Est-ce que Macron n’essaie pas être gentil avec tout le monde ? Avec les Kurdes aujourd’hui, avec Erdogan à l’Elysée hier, avec la gauche et avec la droite pendant sa campagne électorale ?

Si demain Erdogan avec le soutien russe attaque le Rojava avec 3000 chars, je ne sais pas ce que fera Macron, évidemment, mais il fait un travail diplomatique avec Erdogan, et ils s’engueulent souvent. Et au même temps il reçoit cette délégation kurde de haut niveau, quelque chose qu’il n’aurait pas dû faire s’il voulait plaire à Erdogan. Ni l’Allemagne, ni le Royaume Uni a reçu une délégation kurde à ce niveau-là. Macron n’était pas obligé de le faire. Il l’a fait quand même. C’est le sens de la rencontre. Macron a reçu la délégation en tant que président de la république, et pas à titre personnel comme l’avait fait François Hollande avant lui. Cela implique une reconnaissance de facto. Le seul pays au monde qui reçoit les Forces Démocratiques Syriennes FDS aujourd’hui, c’est la France. C’est un signe politique extrêmement fort. C’est ça ce qu’il faut retenir.
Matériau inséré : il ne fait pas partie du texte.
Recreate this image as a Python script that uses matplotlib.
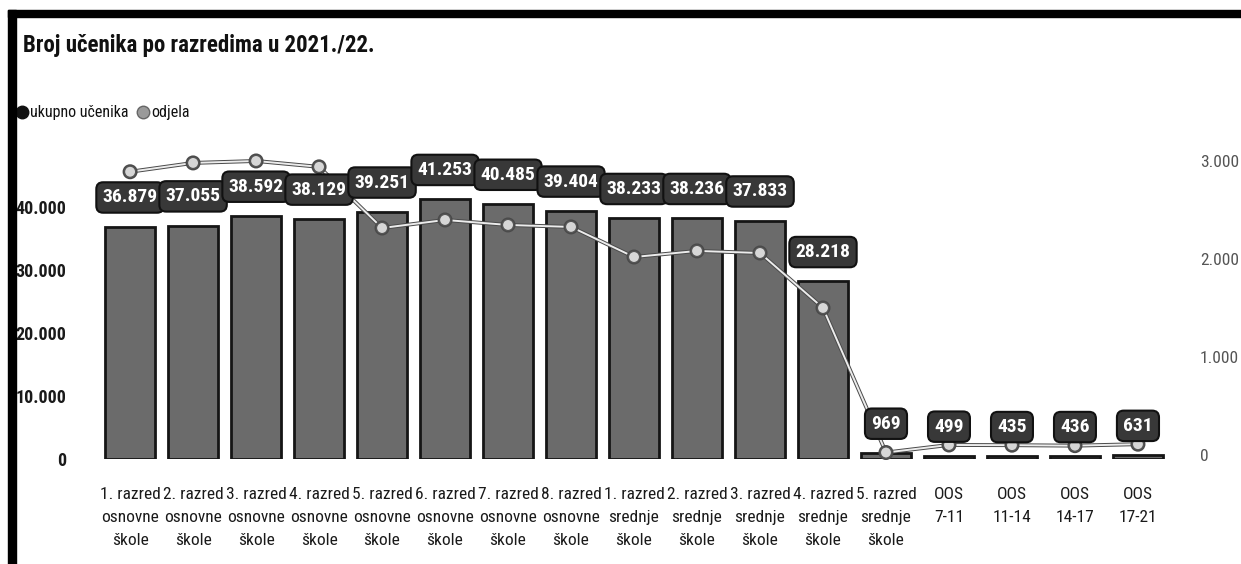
import matplotlib
matplotlib.use('Agg')
import matplotlib.pyplot as plt
import matplotlib.patheffects as pe
from matplotlib.patches import Rectangle
from matplotlib.ticker import FuncFormatter
import numpy as np

plt.rcParams['font.family'] = ['Roboto Condensed', 'DejaVu Sans']
plt.rcParams['font.stretch'] = 'condensed'

#%% Data
razredi = ['1. razred\nosnovne\nškole', '2. razred\nosnovne\nškole', '3. razred\nosnovne\nškole',
           '4. razred\nosnovne\nškole', '5. razred\nosnovne\nškole', '6. razred\nosnovne\nškole',
           '7. razred\nosnovne\nškole', '8. razred\nosnovne\nškole', '1. razred\nsrednje\nškole',
           '2. razred\nsrednje\nškole', '3. razred\nsrednje\nškole', '4. razred\nsrednje\nškole',
           '5. razred\nsrednje\nškole', 'OOS\n7-11', 'OOS\n11-14', 'OOS\n14-17', 'OOS\n17-21']
ucenika = [36879, 37055, 38592, 38129, 39251, 41253, 40485, 39404, 38233, 38236, 37833, 28218,
           969, 499, 435, 436, 631]
odjela = [2890, 2980, 3000, 2940, 2316, 2398, 2347, 2327, 2020, 2082, 2061, 1500,
          25, 102, 100, 95, 110]

Y1_MAX = 52222
Y2_MIN, Y2_MAX = -41, 3316

def tocka(v, pos=None):
    # thousands separator as a dot
    return f'{int(v):,}'.replace(',', '.')

#%% Figure
fig = plt.figure(figsize=(12.41, 5.64), dpi=100)
ax = fig.add_axes([0.0693, 0.1862, 0.8832, 0.5833])
ax2 = ax.twinx()

x = np.arange(len(ucenika))
ax.bar(x, ucenika, width=0.79, color='#6b6b6b', edgecolor='#151515', linewidth=2, zorder=2)
ax.set_xlim(-0.7, len(ucenika) - 0.3)
ax.set_ylim(0, Y1_MAX)
ax2.set_ylim(Y2_MIN, Y2_MAX)

ax.set_yticks([0, 10000, 20000, 30000, 40000])
ax.yaxis.set_major_formatter(FuncFormatter(tocka))
ax2.set_yticks([0, 1000, 2000, 3000])
ax2.yaxis.set_major_formatter(FuncFormatter(tocka))
ax.tick_params(axis='y', length=0, pad=14.4, labelsize=13, labelcolor='#1a1a1a')
for t in ax.get_yticklabels():
    t.set_fontweight('bold')
ax2.tick_params(axis='y', length=0, pad=13, labelsize=12.5, labelcolor='#555555')

ax.set_xticks(x)
ax.set_xticklabels(razredi, fontsize=12.5, color='#1a1a1a', linespacing=1.68)
ax.tick_params(axis='x', length=0, pad=20)

for a in (ax, ax2):
    for s in a.spines.values():
        s.set_visible(False)

# broj odjela as a line on the right axis
ax2.plot(x, odjela, color='#ececec', linewidth=1.4, marker='o', markersize=8,
         markerfacecolor='#d6d6d6', markeredgecolor='#555555', markeredgewidth=0.9,
         zorder=3, clip_on=False,
         path_effects=[pe.Stroke(linewidth=2.8, foreground='#4a4a4a'), pe.Normal()])

# value boxes above the bars (bar tops converted to the right axis scale)
for i, v in enumerate(ucenika):
    y2 = Y2_MIN + v / Y1_MAX * (Y2_MAX - Y2_MIN)
    ax2.annotate(tocka(v), xy=(i, y2), xytext=(0, 21),
                 textcoords='offset points', ha='center', va='center',
                 fontsize=14, fontweight='bold', color='white', annotation_clip=False,
                 zorder=10 + i,
                 bbox=dict(boxstyle='round,pad=0.32,rounding_size=0.35', fc='#383838',
                           ec='#111111', lw=1.5))

#%% Title, legend, frame
fig.text(0.0185, 0.92, 'Broj učenika po razredima u 2021./22.', fontsize=16.5,
         fontweight='bold', color='#111111', va='center', ha='left')

fig.add_artist(plt.Line2D([0.0177], [0.801], marker='o', markersize=9, color='#111111',
                          transform=fig.transFigure))
fig.text(0.0245, 0.801, 'ukupno učenika', fontsize=11.5, color='#111111', va='center')
fig.add_artist(plt.Line2D([0.1152], [0.801], marker='o', markersize=9, color='#9a9a9a',
                          markeredgecolor='#666666', transform=fig.transFigure))
fig.text(0.1220, 0.801, 'odjela', fontsize=11.5, color='#111111', va='center')

fig.add_artist(Rectangle((0.0064, 0.970), 0.9936, 0.012, transform=fig.transFigure,
                         color='black', zorder=20))
fig.add_artist(Rectangle((0.0064, 0.0), 0.0066, 0.982, transform=fig.transFigure,
                         color='black', zorder=20))

fig.savefig('out.png', dpi=100)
(1) Une délégation d’officiels du Rojava et de la Fédération Démocratique du Nord de la Syrie a  rencontré ce jeudi 29 mars à l’Élysée le président français Emmanuel Macron ainsi que l’Amiral Roger, chef d’état-major des armées. La délégation du Nord de la Syrie était composée de la co-présidente du TEV-DEM Asya Abdullah, de la co-présidente du conseil exécutif du canton d’Afrin Hêvîn Resîd, du co-président du conseil des Affaires étrangères du canton de Cizirê Siham Qiryo, de l’élue du conseil exécutif de la région de Cizirê Faner Gaêt, du responsable des relations extérieures des Forces Démocratiques Syriennes Rêdûr Xêlîl, de la porte-parole des YPJ (Unités de Défense des femmes) Nesrin Abdullah et du représentant de l’Auto-administration du Nord de la Syrie en France, Khaled Issa.